Jesús expuso todo esto a la gente en parábolas y sin parábolas no les exponía nada. Así se cumplió el oráculo del profeta: «Abriré mi boca diciendo parábolas; anunciaré los secretos desde la fundación del mundo.»
Luego dejó a la gente y se fue a casa. Los discípulos se le acercaron a decirle: «Acláranos la parábola de la cizaña en el campo.» 

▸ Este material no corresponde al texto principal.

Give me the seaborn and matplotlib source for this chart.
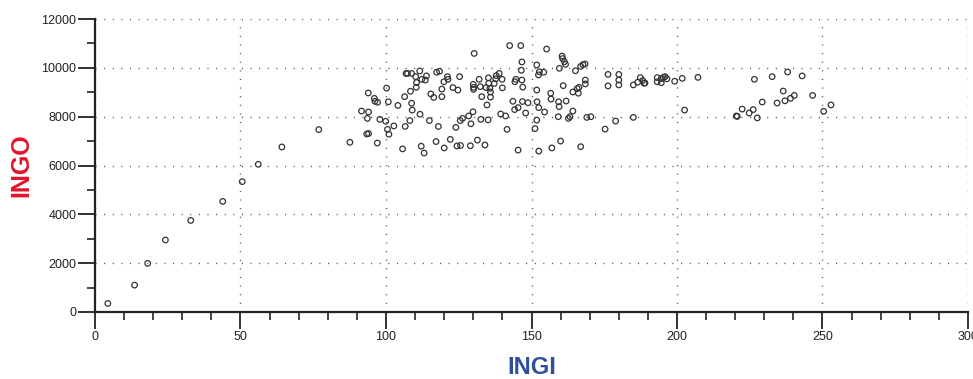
import matplotlib
matplotlib.use("Agg")
import matplotlib.pyplot as plt
from matplotlib.ticker import MultipleLocator
import seaborn as sns
import pandas as pd

# INGI (x) values
ingi = [4.4, 13.6, 18.1, 24.2, 32.9, 43.9, 50.6, 56.1, 64.2, 76.9,
        87.6, 91.6, 93.9, 94.0, 93.6, 93.4, 94.0, 96.0, 97.1, 96.2,
        97.0, 97.9, 99.9, 100.2, 100.8, 100.5, 101.0, 102.7, 104.1, 105.7,
        106.6, 106.4, 106.9, 107.4, 108.4, 108.2, 108.8, 109.0, 108.8, 110.2,
        110.4, 110.5, 111.6, 111.7, 112.1, 113.1, 112.3, 113.5, 113.9, 114.9,
        115.4, 116.4, 117.2, 117.4, 118.4, 118.0, 119.2, 119.2, 119.9, 120.0,
        121.1, 121.3, 122.1, 123.0, 124.0, 124.4, 124.7, 125.6, 125.3, 125.5,
        126.3, 128.4, 129.0, 129.2, 129.9, 130.3, 130.0, 130.1, 130.1, 131.4,
        132.0, 132.4, 132.6, 132.9, 134.0, 134.4, 134.7, 135.1, 135.2, 135.3,
        135.7, 135.9, 135.9, 137.2, 137.7, 137.9, 138.9, 139.4, 139.9, 140.0,
        141.1, 141.6, 142.5, 143.6, 144.3, 144.2, 145.4, 144.6, 145.4, 146.3,
        146.5, 146.7, 146.7, 146.9, 147.0, 148.0, 148.8, 151.8, 152.7, 152.4,
        154.2, 155.2, 151.8, 151.9, 152.5, 151.8, 151.2, 152.5, 154.5, 156.6,
        156.7, 157.0, 159.3, 159.5, 159.2, 159.6, 160.0, 160.5, 160.7, 161.3,
        161.7, 160.9, 161.9, 162.7, 163.2, 164.2, 164.2, 165.1, 165.7, 166.1,
        166.3, 166.9, 166.9, 167.7, 168.4, 168.5, 168.5, 169.0, 170.4, 175.3,
        176.3, 176.3, 178.9, 180.0, 180.0, 180.0, 185.0, 185.0, 186.5, 187.4,
        188.2, 188.7, 189.0, 193.2, 193.2, 194.6, 194.6, 195.3, 195.9, 196.5,
        199.2, 201.8, 202.6, 207.2, 220.4, 220.7, 222.4, 224.8, 226.2, 227.6,
        226.6, 229.3, 232.7, 234.4, 236.5, 237.1, 238.0, 239.0, 240.3, 243.0,
        246.6, 250.4, 252.9]

# INGO (y) values
ingo = [350, 1100, 1990, 2950, 3750, 4530, 5340, 6050, 6760, 7470,
        6950, 8230, 8970, 8190, 7930, 7290, 7310, 8750, 8590, 8630,
        6920, 7890, 7810, 9170, 8610, 7480, 7280, 7620, 8460, 6680,
        7600, 8820, 9770, 9770, 9040, 7840, 8550, 8270, 9770, 9640,
        9200, 9400, 9870, 8100, 6790, 6510, 9530, 9500, 9670, 7840,
        8930, 8790, 6980, 9820, 9860, 7600, 8820, 9130, 9430, 6720,
        9640, 9530, 7070, 9190, 7560, 6800, 9090, 6820, 9640, 7840,
        7930, 8030, 6810, 7710, 8200, 10590, 9320, 9200, 9120, 7040,
        9530, 9230, 7890, 8820, 6840, 9190, 8480, 7870, 9590, 9370,
        9160, 9010, 8800, 9360, 9550, 9680, 9770, 8110, 9530, 9180,
        8030, 7480, 10910, 8630, 9430, 8290, 6630, 9530, 8370, 10910,
        9900, 10240, 9500, 8620, 9210, 8150, 8570, 10120, 9840, 9710,
        9820, 10770, 9090, 8610, 8370, 7860, 7510, 6590, 8190, 8960,
        8720, 6720, 8610, 8410, 8000, 9980, 7000, 10480, 10380, 10250,
        10140, 9270, 8640, 7930, 8000, 8230, 9010, 9880, 9150, 8960,
        9200, 6770, 10060, 10130, 10160, 9500, 9340, 7970, 8000, 7490,
        9730, 9260, 7820, 9730, 9500, 9300, 7970, 9300, 9410, 9600,
        9480, 9370, 9380, 9600, 9430, 9390, 9560, 9610, 9640, 9550,
        9450, 9570, 8270, 9610, 8030, 8010, 8310, 8150, 8290, 7950,
        9530, 8600, 9640, 8560, 9050, 8650, 9830, 8750, 8870, 9670,
        8870, 8220, 8480]

x_ticks = [0, 50, 100, 150, 200, 250, 300]
y_ticks = [0, 2000, 4000, 6000, 8000, 10000, 12000]

df = pd.DataFrame({"INGI": ingi, "INGO": ingo})

sns.set_style("white")
plt.rcParams["font.family"] = ["Liberation Sans", "DejaVu Sans"]

fig = plt.figure(figsize=(9.73, 3.79), dpi=100)
ax = fig.add_axes([95 / 973, 1 - 312 / 379, (968 - 95) / 973, (312 - 19) / 379])

sns.scatterplot(data=df, x="INGI", y="INGO", ax=ax, marker="o",
                facecolor="none", edgecolor="#333333", linewidth=0.9, s=16,
                zorder=3)

ax.set_xlim(0, 300)
ax.set_ylim(0, 12000)
ax.set_xticks(x_ticks)
ax.set_yticks(y_ticks)
ax.xaxis.set_minor_locator(MultipleLocator(10))
ax.yaxis.set_minor_locator(MultipleLocator(1000))

for s in ["top", "right"]:
    ax.spines[s].set_visible(False)
for s in ["left", "bottom"]:
    ax.spines[s].set_linewidth(1.6)
    ax.spines[s].set_color("#222222")

ax.tick_params(axis="both", which="both", bottom=True, left=True,
               top=False, right=False)
ax.tick_params(axis="both", which="major", direction="out", length=12.5,
               width=1.3, color="#222222", labelsize=9, labelcolor="#222222")
ax.tick_params(axis="both", which="minor", direction="out", length=6,
               width=1.2, color="#222222")
ax.tick_params(axis="y", which="major", pad=1)
ax.tick_params(axis="x", which="major", pad=1.5)

ax.grid(True, which="major", color="#555555", linestyle=(0, (0.8, 5.4)),
        linewidth=1.0)
ax.set_axisbelow(True)

ax.set_xlabel("INGI", color="#2E4E9E", fontsize=17, fontweight="bold",
              labelpad=9)
ax.set_ylabel("INGO", color="#E3142C", fontsize=18, fontweight="bold",
              labelpad=6)

fig.savefig("out.png", dpi=100)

Él les contestó: «El que siembra la buena semilla es el Hijo del Hombre; el campo es el mundo; la buena semilla son los ciudadanos del reino; la cizaña son los partidarios del maligno; el enemigo que la siembra es el diablo; la cosecha es el fin del tiempo, y los segadores los ángeles. Lo mismo que se arranca la cizaña y se quema, así será el fin del tiempo: el Hijo del Hombre enviará sus ángeles y arrancarán de su reino a todos los corruptos y malvados y los arrojarán al horno encendido; allí será el llanto y el rechinar de dientes. Entonces los justos brillarán como el sol en el reino de su padre. El que tenga
oídos, que oiga.»


Somos muy conscientes de la existencia de la cizaña en nuestro mundo. Continuamente los medios de comunicación nos ofrecen información de la violencia, muertes, odios y tantos otros signos de la cizaña que crece en nuestra sociedad. Por eso, cuando leemos el evangelio de hoy, enseguida se nos ocurre la aplicación a nuestra vida concreta, enseguida identificamos la cizaña, enseguida ponemos nombres y apellidos. Hasta en nuestra misma familia nos resulta fácil encontrar el garbanzo negro. Pero se nos olvida el lado positivo. 

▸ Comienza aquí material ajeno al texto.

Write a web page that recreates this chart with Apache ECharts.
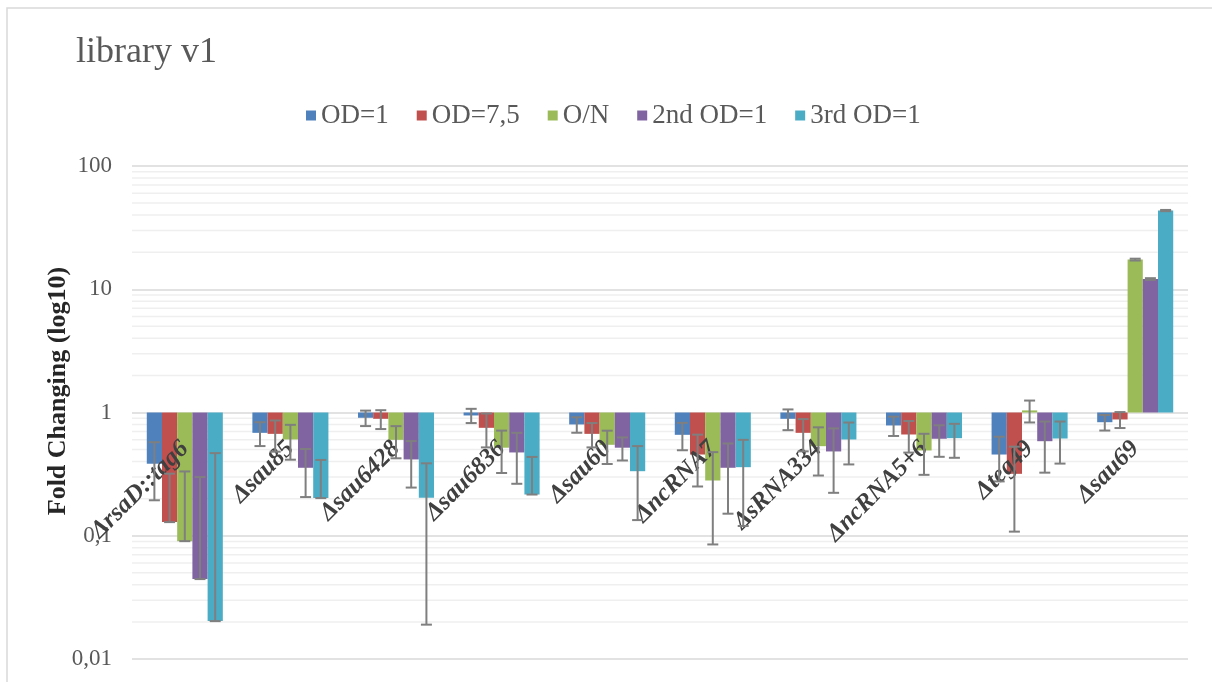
<!DOCTYPE html>
<html>
<head>
<meta charset="utf-8">
<script src="https://cdn.jsdelivr.net/npm/echarts@6/dist/echarts.min.js"></script>
<style>
  html, body { margin: 0; padding: 0; background: #fff; }
  #chart { width: 1212px; height: 682px; }
</style>
</head>
<body>
<div id="chart"></div>
<script>
// Mutant strains on the category axis
const categories = ['ΔrsaD::tag6', 'Δsau85', 'Δsau6428', 'Δsau6836', 'Δsau60',
  'ΔncRNA7', 'ΔsRNA334', 'ΔncRNA5+6', 'Δteg49', 'Δsau69'];

const seriesNames = ['OD=1', 'OD=7,5', 'O/N', '2nd OD=1', '3rd OD=1'];

// Fold change per growth condition
const od1    = [0.384, 0.684, 0.906, 0.946, 0.800, 0.659, 0.889, 0.785, 0.456, 0.834];
const od75   = [0.129, 0.671, 0.889, 0.751, 0.671, 0.456, 0.684, 0.663, 0.318, 0.878];
const on     = [0.0904, 0.604, 0.600, 0.518, 0.547, 0.281, 0.533, 0.492, 1.04, 17.4];
const od1Second = [0.0445, 0.356, 0.416, 0.474, 0.518, 0.356, 0.483, 0.612, 0.585, 12.1];
const od1Third  = [0.0203, 0.202, 0.203, 0.216, 0.334, 0.360, 0.604, 0.619, 0.615, 43.5];

// Standard deviations (symmetric)
const errOd1    = [0.19, 0.15, 0.13, 0.125, 0.115, 0.165, 0.17, 0.14, 0.18, 0.12];
const errOd75   = [0.19, 0.19, 0.155, 0.23, 0.15, 0.205, 0.20, 0.19, 0.21, 0.13];
const errOn     = [0.242, 0.19, 0.175, 0.195, 0.165, 0.196, 0.225, 0.18, 0.21, 0.30];
const errSecond = [0.255, 0.15, 0.17, 0.21, 0.11, 0.205, 0.26, 0.175, 0.26, 0.20];
const errThird  = [0.448, 0.21, 0.184, 0.22, 0.20, 0.24, 0.225, 0.19, 0.23, 0.50];

const yTickLabels = ['0,01', '0,1', '1', '10', '100'];

const colors = ['#4F81BD', '#C0504D', '#9BBB59', '#8064A2', '#4BACC6'];
const values = [od1, od75, on, od1Second, od1Third];
const errors = [errOd1, errOd75, errOn, errSecond, errThird];

const FONT = "'Liberation Serif', 'Times New Roman', serif";
const GAP = 0.28; // category gap fraction

// Minor log gridlines at 2..9 of each decade
const minorGrid = [];
[0.01, 0.1, 1, 10].forEach(function (d) {
  for (let k = 2; k <= 9; k++) minorGrid.push([0, +(d * k).toPrecision(3)]);
});

// Error bar items: [category, value, error, series index]
const errItems = [];
values.forEach(function (arr, s) {
  arr.forEach(function (v, c) { errItems.push([c, v, errors[s][c], s]); });
});

const chart = echarts.init(document.getElementById('chart'), null, { renderer: 'canvas' });

const barSeries = seriesNames.map(function (name, s) {
  return {
    name: name,
    type: 'bar',
    data: values[s],
    barGap: '0%',
    barCategoryGap: (GAP * 100) + '%',
    itemStyle: { color: colors[s] },
    z: 2,
    silent: true
  };
});

chart.setOption({
  animation: false,
  textStyle: { fontFamily: FONT },
  title: {
    text: 'library v1',
    left: 76,
    top: 35,
    padding: 0,
    textStyle: { fontFamily: FONT, fontSize: 36, fontWeight: 'normal', color: '#595959' }
  },
  legend: {
    data: seriesNames,
    top: 97,
    left: 301,
    icon: 'rect',
    itemWidth: 10,
    itemHeight: 10,
    itemGap: 28,
    textStyle: { fontFamily: FONT, fontSize: 27, color: '#595959' }
  },
  graphic: [
    {
      type: 'rect',
      shape: { x: 7, y: 8, width: 1400, height: 900 },
      style: { fill: 'none', stroke: '#d9d9d9', lineWidth: 1.5 },
      silent: true,
      z: -10
    },
    {
      type: 'text',
      x: 58,
      y: 391,
      rotation: Math.PI / 2,
      style: {
        text: 'Fold Changing (log10)',
        fontFamily: FONT,
        fontSize: 26,
        fontWeight: 'bold',
        fill: '#262626',
        align: 'center',
        verticalAlign: 'middle'
      }
    }
  ],
  grid: { left: 132, right: 24, top: 166, bottom: 23, outerBoundsMode: 'none' },
  xAxis: {
    type: 'category',
    data: categories,
    z: 3,
    axisLine: { show: false },
    axisTick: { show: false },
    axisLabel: {
      interval: 0,
      rotate: 45,
      margin: -214,
      fontFamily: FONT,
      fontStyle: 'italic',
      fontWeight: 'bold',
      fontSize: 25,
      color: '#404040'
    },
    splitLine: { show: false }
  },
  yAxis: {
    type: 'log',
    logBase: 10,
    min: 0.01,
    max: 100,
    axisLine: { show: false },
    axisTick: { show: false },
    axisLabel: {
      margin: 20,
      fontFamily: FONT,
      fontSize: 23,
      color: '#595959',
      formatter: function (v) {
        return yTickLabels[Math.round(Math.log10(v)) + 2];
      }
    },
    splitLine: { show: true, lineStyle: { color: '#d9d9d9', width: 1.5 } }
  },
  series: [
    {
      type: 'custom',
      name: 'minor-grid',
      silent: true,
      z: 1,
      data: minorGrid,
      encode: { x: 0, y: 1 },
      renderItem: function (params, api) {
        const y = api.coord([0, api.value(1)])[1];
        const cs = params.coordSys;
        return {
          type: 'line',
          shape: { x1: cs.x, y1: y, x2: cs.x + cs.width, y2: y },
          style: { stroke: '#efefef', lineWidth: 1.5 }
        };
      }
    }
  ].concat(barSeries).concat([
    {
      type: 'custom',
      name: 'error-bars',
      silent: true,
      z: 5,
      data: errItems,
      encode: { x: 0, y: 1 },
      renderItem: function (params, api) {
        const cat = api.value(0);
        const v = api.value(1);
        const e = api.value(2);
        const s = api.value(3);
        const band = api.size([1, 0], [cat, 1])[0];
        const bw = band * (1 - GAP) / seriesNames.length;
        const cx = api.coord([cat, 1])[0] + (s - (seriesNames.length - 1) / 2) * bw;
        const hi = v + e;
        const lo = (v - e) > 0 ? v - e : v;
        const yHi = api.coord([cat, hi])[1];
        const yLo = api.coord([cat, lo])[1];
        const cap = 5.5;
        const st = { stroke: '#7f7f7f', lineWidth: 2 };
        return {
          type: 'group',
          children: [
            { type: 'line', shape: { x1: cx, y1: yHi, x2: cx, y2: yLo }, style: st },
            { type: 'line', shape: { x1: cx - cap, y1: yHi, x2: cx + cap, y2: yHi }, style: st },
            { type: 'line', shape: { x1: cx - cap, y1: yLo, x2: cx + cap, y2: yLo }, style: st }
          ]
        };
      }
    }
  ])
});
</script>
</body>
</html>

Es que la parábola, en contra de los pesimismos que nos invaden tantas veces, lo primero que afirma es que hay mucho trigo sembrado. Tanto que vale la pena aguardar al momento de la cosecha para quitar la cizaña. Hay mucha buena semilla sembrada por el hijo del Hombre, como se dice en la explicación que el mismo Jesús hace de la parábola. Esa buena semilla está creciendo en nuestro mundo. Están los que sólo quieren ver la cizaña presente en el campo, pero la realidad es que predomina la buena semilla, el trigo. Si sólo hubiera cizaña, el dueño del campo habría dicho que lo arrancasen todo. No habría ninguna razón para esperar a la cosecha. Algo parecido nos dice Jesús en la parábola de la levadura. Apenas un poco de levadura es capaz de hacer que fermente toda la masa, por mucho que algunos piensen que es imposible. Frente a los que piensan que la manzana podrida estropeará al resto de las manzanas, Jesús –siempre revolucionario– afirma, y espera, que la manzana buena será capaz de transformar al resto.